In 2010, Chris Smith left Dumbarton, to join fellow Second Division club, Ayr United. In the 2010–11 season, Smith scored only once, away to Alloa Athletic, United lost 4–1. In the following season Smith scored two goals: The winner against St Mirren in the Quarter-Finals of the League Cup at St Mirren Park and the winner only four days later in a 3–2 victory for Ayr United against Hamilton Academical at New Douglas Park in the League.

===Falkirk===

In June 2012, Smith signed for Falkirk after Ayr United were relegated to the Second Division.

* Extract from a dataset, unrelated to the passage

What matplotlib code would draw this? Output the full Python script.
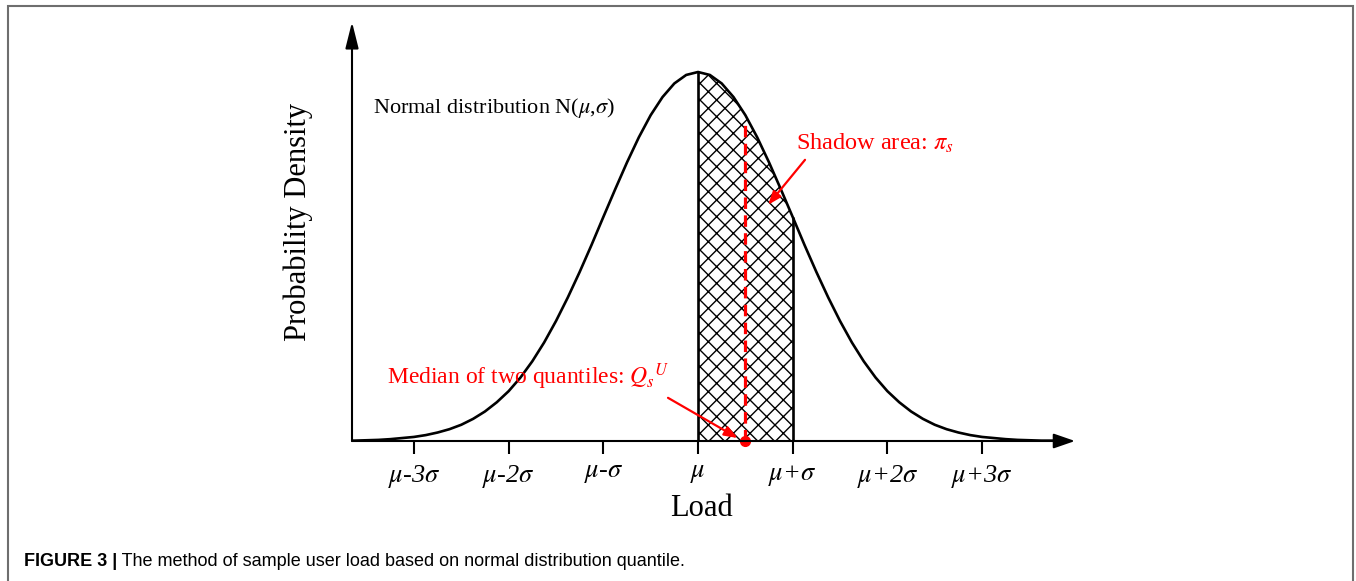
import numpy as np
import matplotlib
matplotlib.use('Agg')
import matplotlib.pyplot as plt
from matplotlib.patches import Rectangle

# Datos (x en unidades de sigma, cada 0.125; densidad relativa al pico)
x_sigma = np.arange(-3.75, 3.876, 0.125)
densidad = [0.001, 0.001, 0.002, 0.003, 0.005, 0.008, 0.011, 0.016, 0.023, 0.032, 0.044,
            0.060, 0.080, 0.105, 0.135, 0.172, 0.216, 0.267, 0.325, 0.389, 0.458, 0.531,
            0.607, 0.682, 0.755, 0.823, 0.883, 0.932, 0.969, 0.992, 1.000, 0.992, 0.969,
            0.932, 0.883, 0.823, 0.755, 0.682, 0.607, 0.531, 0.458, 0.389, 0.325, 0.267,
            0.216, 0.172, 0.135, 0.105, 0.080, 0.060, 0.044, 0.032, 0.023, 0.016, 0.011,
            0.008, 0.005, 0.003, 0.002, 0.001, 0.001, 0.0005]
ticks = [-3, -2, -1, 0, 1, 2, 3]
tick_labels = [r'$\mu$-3$\sigma$', r'$\mu$-2$\sigma$', r'$\mu$-$\sigma$', r'$\mu$',
               r'$\mu$+$\sigma$', r'$\mu$+2$\sigma$', r'$\mu$+3$\sigma$']
zona_ini, zona_fin = 0.0, 1.0      # area sombreada: de mu a mu+sigma
mediana = 0.5                      # mediana de los dos cuantiles
mediana_alto = 0.87

plt.rcParams['font.family'] = ['Liberation Serif', 'DejaVu Serif']
plt.rcParams['mathtext.fontset'] = 'stix'
plt.rcParams['hatch.linewidth'] = 1.0

fig = plt.figure(figsize=(13.56, 5.81), dpi=100)
ax = fig.add_axes([352 / 1356, 1 - 441 / 581, (1075 - 352) / 1356, (441 - 22) / 581])
ax.set_xlim(-3.654, 3.981)
ax.set_ylim(0, 1.1355)

x = np.round(x_sigma, 3)
y = np.array(densidad)
ax.plot(x, y, color='black', lw=1.9, solid_joinstyle='round', zorder=3)

# zona sombreada
m = (x >= zona_ini) & (x <= zona_fin)
ax.fill_between(x[m], 0, y[m], facecolor='white', edgecolor='black', hatch='xx', lw=0, zorder=2)
ax.vlines([zona_ini, zona_fin], 0, [y[x == zona_ini][0], y[x == zona_fin][0]],
          color='black', lw=1.9, zorder=3)

# linea de la mediana
ax.vlines(mediana, 0, mediana_alto, color='red', lw=2.3, linestyles=(0, (3.6, 2.0)), zorder=4)
ax.plot([mediana], [0], 'o', color='red', ms=7, zorder=5, clip_on=False)

# ejes con flechas
for s in ax.spines.values():
    s.set_visible(False)
ax.annotate('', xy=(1, 0), xytext=(0, 0), xycoords='axes fraction',
            arrowprops=dict(arrowstyle='-|>,head_length=1.3,head_width=0.45', color='black',
                            lw=1.5, shrinkA=0, shrinkB=0), zorder=6)
ax.annotate('', xy=(0, 1), xytext=(0, 0), xycoords='axes fraction',
            arrowprops=dict(arrowstyle='-|>,head_length=1.6,head_width=0.4', color='black',
                            lw=1.5, shrinkA=0, shrinkB=0), zorder=6)

ax.set_xticks(ticks)
ax.set_xticklabels(tick_labels, fontsize=19, style='italic')
ax.tick_params(axis='x', direction='out', length=9, width=1.5, pad=7)
ax.set_yticks([])
ax.set_xlabel('Load', fontsize=22, labelpad=3, x=0.483)
ax.set_ylabel('Probability Density', fontsize=22, labelpad=28, y=0.523)

# textos
ax.text(-3.43, 0.889, r'Normal distribution N($\mu$,$\sigma$)', fontsize=16, va='baseline')
ax.text(1.035, 0.789, r'Shadow area: $\pi_s$', fontsize=17.5, color='red', va='baseline')
ax.annotate('', xy=(0.74, 0.64), xytext=(1.13, 0.762),
            arrowprops=dict(arrowstyle='-|>,head_length=0.8,head_width=0.3', color='red',
                            lw=1.6, shrinkA=0, shrinkB=0))
ax.text(-3.284, 0.1545, r'Median of two quantiles: ${Q_s}^{U}$', fontsize=17, color='red',
        va='baseline')
ax.annotate('', xy=(0.42, 0.008), xytext=(-0.317, 0.117),
            arrowprops=dict(arrowstyle='-|>,head_length=0.8,head_width=0.3', color='red',
                            lw=1.6, shrinkA=0, shrinkB=0))

# marco y pie de figura
fig.patches.append(Rectangle((8 / 1356, -0.1), (1353 - 8) / 1356, 1.1 - 6 / 581,
                             transform=fig.transFigure, fill=False, edgecolor='#6e6e6e',
                             lw=1.5, clip_on=False))
t1 = fig.text(24 / 1356, 1 - 562 / 581, 'FIGURE 3 |', fontsize=13, fontweight='bold',
              family='Liberation Sans', va='center')
ax.annotate(' The method of sample user load based on normal distribution quantile.',
            xy=(1, 0.5), xycoords=t1, va='center', fontsize=13, family='Liberation Sans')

fig.savefig('out.png', dpi=100)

In February 2013, Smith had re-signed for Ayr United on loan, after only featuring for Falkirk six times since joining in June, the last away to Dumbarton in October.

===Stirling Albion===

Smith first played 45 minutes for The Binos in a 2–0 friendly win against Airdrieonians. The following Saturday, he played the full game against former club Falkirk, a match which ended in a 1–1 draw. On the same day, Stiring Albion announced that Smith had signed a one-year contract that would keep him at the Forthbank Stadium until at least June 2014.

===Clyde===

Smith agreed a one-year contract with Clyde. He made his debut for clyde against Livingston in the Scottish Cup getting beat 2–1 away. 1 Aug 2015 he made his league debut in a 1–0 away win against his former club Stirling Albion. Smith scored his first goal for Clyde against Arbroath the winner in a 1–0 win in Angus. He was voted fans player of the season 2015–16. Smith was released by Clyde in June 2017.